December 4, 2014

No Place to Fall - Jaye Robin Brown

No Place to Fall Jaye Robin Brown book cover
No Place to Fall by Jaye Robin Brown
Publisher: Harper Teen
Publication Date: December 9, 2014
Source/Format: Edelweiss (Thanks!) || e-galley
[I received this book from the publisher. This in no way influences my review.]

Amber Vaughn is a good girl. She sings solos at church, babysits her nephew after school, and spends every Friday night hanging out at her best friend Devon’s house. It’s only when Amber goes exploring in the woods near her home, singing camp songs with the hikers she meets on the Appalachian Trail, that she feels free—and when the bigger world feels just a little bit more in reach.

When Amber learns about an audition at the North Carolina School of the Arts, she decides that her dream—to sing on bigger stages—could also be her ticket to a new life. Devon’s older (and unavailable) brother, Will, helps Amber prepare for her one chance to try out for the hypercompetitive arts school. But the more time Will and Amber spend together, the more complicated their relationship becomes . . . and Amber starts to wonder if she’s such a good girl, after all.

Then, in an afternoon, the bottom drops out of her family’s world—and Amber is faced with an impossible choice between her promise as an artist and the people she loves. Amber always thought she knew what a good girl would do. But between “right” and “wrong,” there’s a whole world of possibilities.

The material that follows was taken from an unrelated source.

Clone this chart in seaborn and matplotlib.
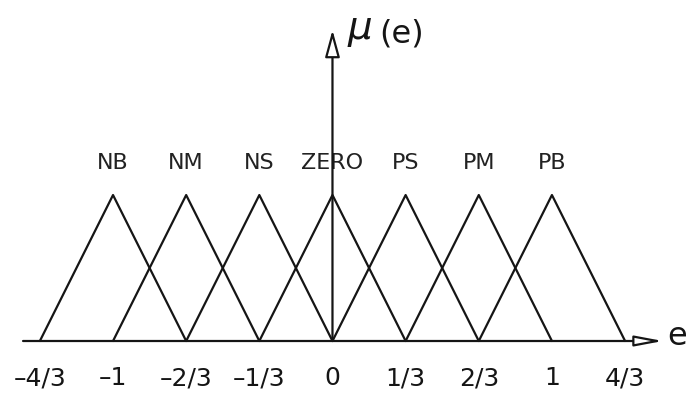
import pandas as pd
import seaborn as sns
import matplotlib.pyplot as plt

# fuzzy sets for the error e: (left foot, peak, right foot)
terms = ['NB', 'NM', 'NS', 'ZERO', 'PS', 'PM', 'PB']
left_feet = [-4/3, -1, -2/3, -1/3, 0, 1/3, 2/3]
peaks = [-1, -2/3, -1/3, 0, 1/3, 2/3, 1]
right_feet = [-2/3, -1/3, 0, 1/3, 2/3, 1, 4/3]

tick_values = [-4/3, -1, -2/3, -1/3, 0, 1/3, 2/3, 1, 4/3]
tick_labels = ['\u20134/3', '\u20131', '\u20132/3', '\u20131/3', '0', '1/3', '2/3', '1', '4/3']

rows = []
for t, a, b, c in zip(terms, left_feet, peaks, right_feet):
    rows += [(t, a, 0.0), (t, b, 1.0), (t, c, 0.0)]
df = pd.DataFrame(rows, columns=['term', 'e', 'mu'])

sns.set_style('white')
plt.rcParams['font.family'] = ['DejaVu Sans']
ink = '#151515'

fig = plt.figure(figsize=(6.88, 3.94), dpi=100)
ax = fig.add_axes([0, 53/394, 1, 341/394])

sns.lineplot(data=df, x='e', y='mu', units='term', estimator=None, sort=False,
             color=ink, linewidth=1.6, ax=ax, legend=False)
for line in ax.lines:
    line.set_clip_on(False)

ax.set_xlim(-1.515, 1.620)
ax.set_ylim(0, 2.336)
for s in ax.spines.values():
    s.set_visible(False)

ax.set_xticks(tick_values)
ax.set_xticklabels(tick_labels, fontsize=18, color=ink)
ax.tick_params(axis='x', length=0, pad=18)
ax.set_yticks([])
ax.set_xlabel('')
ax.set_ylabel('')

# term names above the peaks
for t, b in zip(terms, peaks):
    ax.text(b, 1.22, t, ha='center', va='center', fontsize=16, color='#222222')

# axes with open arrow heads
ax.annotate('', xy=(1.506, 0), xytext=(-1.41, 0), annotation_clip=False,
            arrowprops=dict(arrowstyle='-|>,head_length=1.7,head_width=0.32',
                            fc='white', ec=ink, lw=1.6, shrinkA=0, shrinkB=0))
ax.annotate('', xy=(0, 2.13), xytext=(0, 0), annotation_clip=False,
            arrowprops=dict(arrowstyle='-|>,head_length=1.65,head_width=0.45',
                            fc='white', ec=ink, lw=1.6, shrinkA=0, shrinkB=0))
ax.text(1.525, 0.03, 'e', ha='left', va='center', fontsize=23, color=ink)
ax.text(0.065, 2.13, r'$\mu$', ha='left', va='center', fontsize=28, color=ink)
ax.text(0.215, 2.10, '(e)', ha='left', va='center', fontsize=23, color=ink)

fig.savefig('out.png', dpi=100)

It’s always a pleasure to be pleasantly surprised by a book! No Place to Fall is definitely a read that surprised me – in a good way. I’ll admit that I entertained some doubts about this one, based on the initial chapters. But as I got to know main character Amber and the people in her life, things got real interesting. It’s not a story where the shitty stuff is glossed over; rather, Brown exposes the reality of Amber’s world, good, bad and everything in between.

There are quite a few events in No Place to Fall that made me uncomfortable. And yet, that’s one of the book’s main strengths: an unbiased, non-judgmental telling of Amber’s story. It was hard to read about Amber’s choices at times, but it also felt true to who she was as a person. The way No Place to Fall unfolds is dramatic, mimicking the way teen TV dramas like One Tree Hill play out. There are some high stakes and some big consequences, but it never felt overdone.

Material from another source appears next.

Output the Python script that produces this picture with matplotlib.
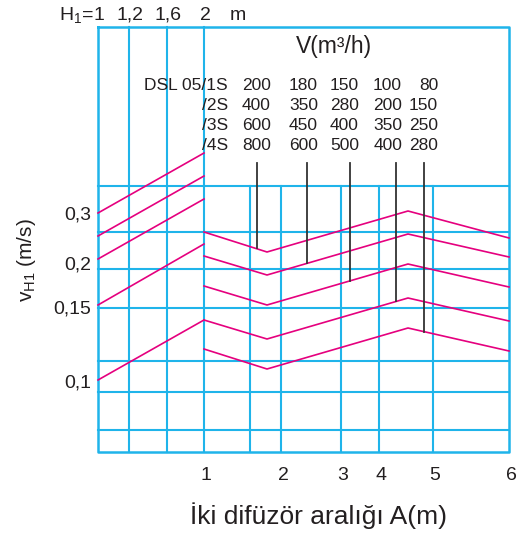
import matplotlib
matplotlib.use('Agg')
import matplotlib.pyplot as plt

# nomogram is drawn in its own grid units (x: 0..528 across, y: 0..540 down)

# H1 scale (left section)
h1_labels = ['1', '1,2', '1,6', '2']
h1_grid = [98, 129, 167, 204]

# A scale (right section)
a_labels = ['1', '2', '3', '4', '5', '6']
a_grid = [204, 281, 341, 379, 433, 509]
a_minor = [250]

# horizontal grid rows
grid_rows = [186, 232, 269, 308, 361, 392, 430]
frame = (98, 509, 27, 452)

# velocity labels (baseline positions)
v_labels = ['0,3', '0,2', '0,15', '0,1']
v_label_y = [219, 269, 313, 387]

# flow table
models = ['DSL 05/1S', '/2S', '/3S', '/4S']
flows = [
    [200, 180, 150, 100, 80],
    [400, 350, 280, 200, 150],
    [600, 450, 400, 350, 250],
    [800, 600, 500, 400, 280],
]
col_right = [271, 318, 359, 402, 438]
row_base = [90, 110, 130, 150]

# left section lines (value at H1=1 and at H1=2)
left_x = [98, 204]
left_lines = [
    [213, 153],
    [236, 176],
    [259, 199],
    [305, 244],
    [380, 320],
]

# right section curves
curve_x = [204, 267, 408, 509]
curves = [
    [232, 252, 211, 238],
    [256, 275, 234, 257],
    [286, 305, 264, 287],
    [320, 339, 298, 321],
    [349, 369, 328, 351],
]

# reading lines for each flow column
read_x = [257, 307, 350, 396, 424]
read_end = [248, 263, 281, 301, 332]
read_top = 163

cyan = '#1fb4ea'
magenta = '#e5007e'
ink = '#231f20'
plt.rcParams['font.family'] = ['Liberation Sans', 'DejaVu Sans']
plt.rcParams['mathtext.default'] = 'regular'

fig = plt.figure(figsize=(5.28, 5.4), dpi=100)
ax = fig.add_axes([0, 0, 1, 1])
ax.set_xlim(0, 528)
ax.set_ylim(540, 0)
ax.axis('off')

x0, x1, y0, y1 = frame
# grid
for x in h1_grid[1:]:
    ax.plot([x, x], [y0, y1], color=cyan, lw=1.5)
for x in a_minor + a_grid[1:-1]:
    ax.plot([x, x], [grid_rows[0], y1], color=cyan, lw=1.5)
for y in grid_rows:
    ax.plot([x0, x1], [y, y], color=cyan, lw=1.5)
ax.plot([x0, x1, x1, x0, x0], [y0, y0, y1, y1, y0], color=cyan, lw=1.8)

# curves
for ys in left_lines:
    ax.plot(left_x, ys, color=magenta, lw=1.2)
for ys in curves:
    ax.plot(curve_x, ys, color=magenta, lw=1.2)
for x, ye in zip(read_x, read_end):
    ax.plot([x, x], [read_top, ye], color='#333333', lw=1.3)

# H1 scale labels
ax.text(h1_grid[0] - 4, 20, 'H$_1$=', ha='right', va='baseline', fontsize=14, color=ink)
for lab, x in zip(h1_labels, h1_grid):
    ax.text(x + 1, 20, lab, ha='center', va='baseline', fontsize=14, color=ink)
ax.text(238, 20, 'm', ha='center', va='baseline', fontsize=14, color=ink)

# table
ax.text(334, 53, 'V(m³/h)', ha='center', va='baseline', fontsize=16.5, color=ink)
for name, yb, row in zip(models, row_base, flows):
    ax.text(228, yb, name, ha='right', va='baseline', fontsize=12.5, color=ink)
    for xr, val in zip(col_right, row):
        ax.text(xr, yb, str(val), ha='right', va='baseline', fontsize=12.5, color=ink)

# velocity labels
for lab, yb in zip(v_labels, v_label_y):
    ax.text(91, yb, lab, ha='right', va='baseline', fontsize=14, color=ink)
ax.text(27, 260, 'v$_{H1}$ (m/s)', ha='center', va='center', rotation=90, fontsize=15, color=ink)

# A scale labels
for lab, x in zip(a_labels, a_grid):
    ax.text(x + 2, 480, lab, ha='center', va='baseline', fontsize=14, color=ink)
ax.text(318, 524, 'İki difüzör aralığı A(m)', ha='center', va='baseline', fontsize=19, color=ink)

fig.savefig('out.png', dpi=100)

Even though I enjoyed No Place to Fall, in the end, it still wound up being just an ok read. I appreciated the plot, in spite of the dramatic events that take place. But the lack of a real connection with Amber, or with any other character, is what prevents me from giving this book a higher rating overall. Brown definitely wooed me with a compelling plot though! Though it’s not going to be everyone’s cup of tea, I’d suggest giving No Place to Fall a shot.

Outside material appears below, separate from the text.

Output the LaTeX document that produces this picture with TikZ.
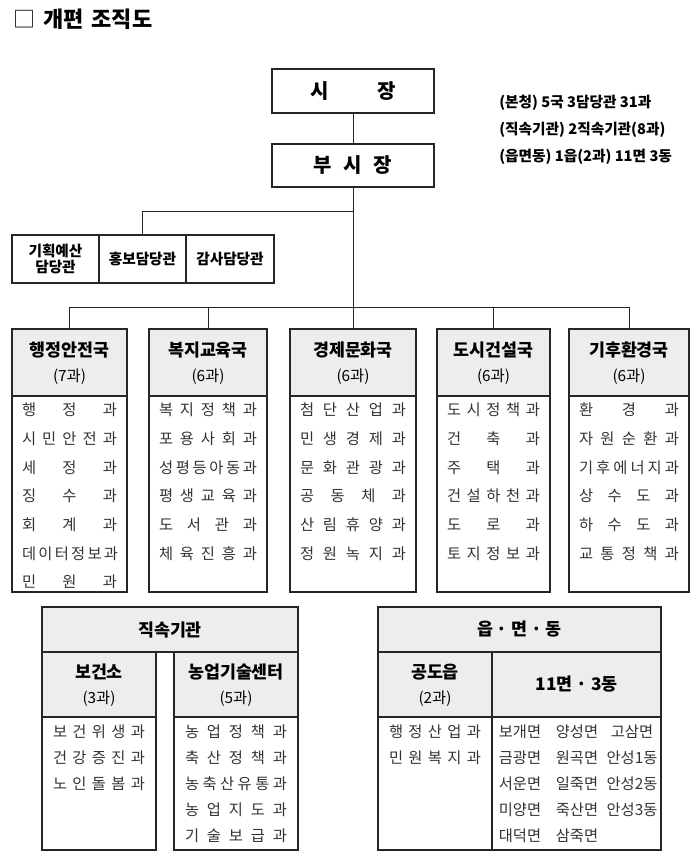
\documentclass[tikz,border=0pt]{standalone}
\usepackage{fontspec}
\setmainfont{Noto Sans CJK KR}
\tikzset{
  kbox/.style={draw=black!85,line width=0.9pt,inner sep=0pt,outer sep=0pt,anchor=north west,align=center},
  khead/.style={kbox,fill=black!7},
  kname/.style={font=\bfseries\fontsize{13}{15}\selectfont},
  kcnt/.style={font=\fontsize{11.5}{13}\selectfont,inner sep=0pt},
  kitem/.style={font=\fontsize{11.5}{13}\selectfont,text=black!80,inner sep=0pt},
  ksmall/.style={font=\bfseries\fontsize{11}{12}\selectfont},
  kline/.style={draw=black!85,line width=0.6pt},
}
\newcommand{\kspread}[2]{\makebox[#1][s]{#2}}
\begin{document}
\begin{tikzpicture}[x=0.75pt,y=-0.75pt]
\useasboundingbox(0,0)rectangle(700,865);
\node[anchor=west,inner sep=0pt,font=\bfseries\fontsize{16.5}{19}\selectfont](title) at (13,19){{\mdseries □}\hspace{6pt}개편\hspace{6pt}조직도};
\node[kbox,minimum width=121.5pt,minimum height=33pt,font=\bfseries\fontsize{15}{18}\selectfont](mayor) at (272,69){\kspread{64pt}{시 장}};
\node[kbox,minimum width=121.5pt,minimum height=32.25pt,font=\bfseries\fontsize{15}{18}\selectfont](vice) at (272,144){\kspread{59pt}{부 시 장}};
\foreach \ky/\txt [count=\k] in {103/{(본청) 5국 3담당관 31과},130/{(직속기관) 2직속기관(8과)},157/{(읍면동) 1읍(2과) 11면 3동}}{
  \node[anchor=west,inner sep=0pt,font=\bfseries\fontsize{11}{13}\selectfont](sum\k) at (499,\ky){\txt};}
\foreach \n/\xl/\xr/\name in {1/12/99/{기획예산\\담당관},2/99/186/홍보담당관,3/186/274/감사담당관}{
  \pgfmathsetmacro{\kw}{(\xr-\xl)*0.75}
  \node[kbox,ksmall,minimum width=\kw pt,minimum height=36pt](st\n) at (\xl,235){\name};}
\foreach \n/\xl/\xr/\name/\cnt/\items in {
  1/12/127/행정안전국/7/{행 정 과,시 민 안 전 과,세 정 과,징 수 과,회 계 과,데 이 터 정 보 과,민 원 과},
  2/149/267/복지교육국/6/{복 지 정 책 과,포 용 사 회 과,성 평 등 아 동 과,평 생 교 육 과,도 서 관 과,체 육 진 흥 과},
  3/290/416/경제문화국/6/{첨 단 산 업 과,민 생 경 제 과,문 화 관 광 과,공 동 체 과,산 림 휴 양 과,정 원 녹 지 과},
  4/437/550/도시건설국/6/{도 시 정 책 과,건 축 과,주 택 과,건 설 하 천 과,도 로 과,토 지 정 보 과},
  5/569/689/기후환경국/6/{환 경 과,자 원 순 환 과,기 후 에 너 지 과,상 수 도 과,하 수 도 과,교 통 정 책 과}}{
  \pgfmathsetmacro{\kw}{(\xr-\xl)*0.75}
  \pgfmathsetmacro{\kiw}{(\xr-\xl-20)*0.75}
  \pgfmathsetmacro{\kxm}{(\xl+\xr)/2}
  \node[khead,minimum width=\kw pt,minimum height=50.25pt](dh\n) at (\xl,329){};
  \node[kbox,minimum width=\kw pt,minimum height=147pt](db\n) at (\xl,396){};
  \node[kname](dn\n) at (\kxm,350){\name};
  \node[kcnt](dc\n) at (\kxm,377){(\cnt{}과)};
  \foreach \itx [count=\k] in \items{
    \node[kitem](di\n-\k) at (\kxm,410+28.7*\k-28.7){\kspread{\kiw pt}{\itx}};}
}
\node[khead,kname,minimum width=192pt,minimum height=33.75pt](ga) at (42,607){직속기관};
\node[khead,kname,minimum width=212.25pt,minimum height=33.75pt](gb) at (378,607){읍 · 면 · 동};
\foreach \n/\xl/\xr/\name/\cnt/\items in {
  1/42/156/보건소/3/{보 건 위 생 과,건 강 증 진 과,노 인 돌 봄 과},
  2/174/298/농업기술센터/5/{농 업 정 책 과,축 산 정 책 과,농 축 산 유 통 과,농 업 지 도 과,기 술 보 급 과},
  3/378/492/공도읍/2/{행 정 산 업 과,민 원 복 지 과}}{
  \pgfmathsetmacro{\kw}{(\xr-\xl)*0.75}
  \pgfmathsetmacro{\kiw}{(\xr-\xl-22)*0.75}
  \pgfmathsetmacro{\kxm}{(\xl+\xr)/2}
  \node[khead,minimum width=\kw pt,minimum height=48.75pt](sh\n) at (\xl,652){};
  \node[kbox,minimum width=\kw pt,minimum height=99.75pt](sb\n) at (\xl,717){};
  \node[kname](sn\n) at (\kxm,672){\name};
  \node[kcnt](sc\n) at (\kxm,699){(\cnt{}과)};
  \foreach \itx [count=\k] in \items{
    \node[kitem](si\n-\k) at (\kxm,732+26*\k-26){\kspread{\kiw pt}{\itx}};}
}
\node[khead,kname,minimum width=126.75pt,minimum height=48.75pt](sh4) at (492,652){11면 · 3동};
\node[kbox,minimum width=126.75pt,minimum height=99.75pt](sb4) at (492,717){};
\foreach \cx/\col [count=\c] in {520/{보개면,금광면,서운면,미양면,대덕면},577/{양성면,원곡면,일죽면,죽산면,삼죽면},632/{고삼면,안성1동,안성2동,안성3동}}{
  \foreach \m [count=\k] in \col{\node[kitem](mm\c-\k) at (\cx,732+26*\k-26){\m};}}
\coordinate(kjs) at (0,211);
\coordinate(kjd) at (0,307);
\draw[kline](mayor)--(vice);
\draw[kline](vice.south)--(vice.south|-kjd);
\draw[kline](vice.south|-kjs)-|(st2.north);
\draw[kline](dh1.north)|-(dh5.north|-kjd);
\foreach \n in {2,3,4,5}{\draw[kline](dh\n.north)--(dh\n.north|-kjd);}
\end{tikzpicture}
\end{document}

What's your favorite church song?

It doesn't surprise me that I think this question is tough! My faith is something I try to be in tune with constantly, and there are certain songs that make me feel closer, and more connected, to the Lord. I think, personally, my top three would be: In Him Alone, Tanging Yaman (roughly translates to "My Only Treasure") and Oceans


  1. I reaaaaally truly want to read this book! *-* It seems so beautiful!

  2. This book sounds interesting but I feel like connecting with the characters is a key part of any novel. If you can't connect with the characters you really just don't care what happens to them or what's going on in the book for them. This sounds like a mediocre contemporary that I MIGHT try out. Great review!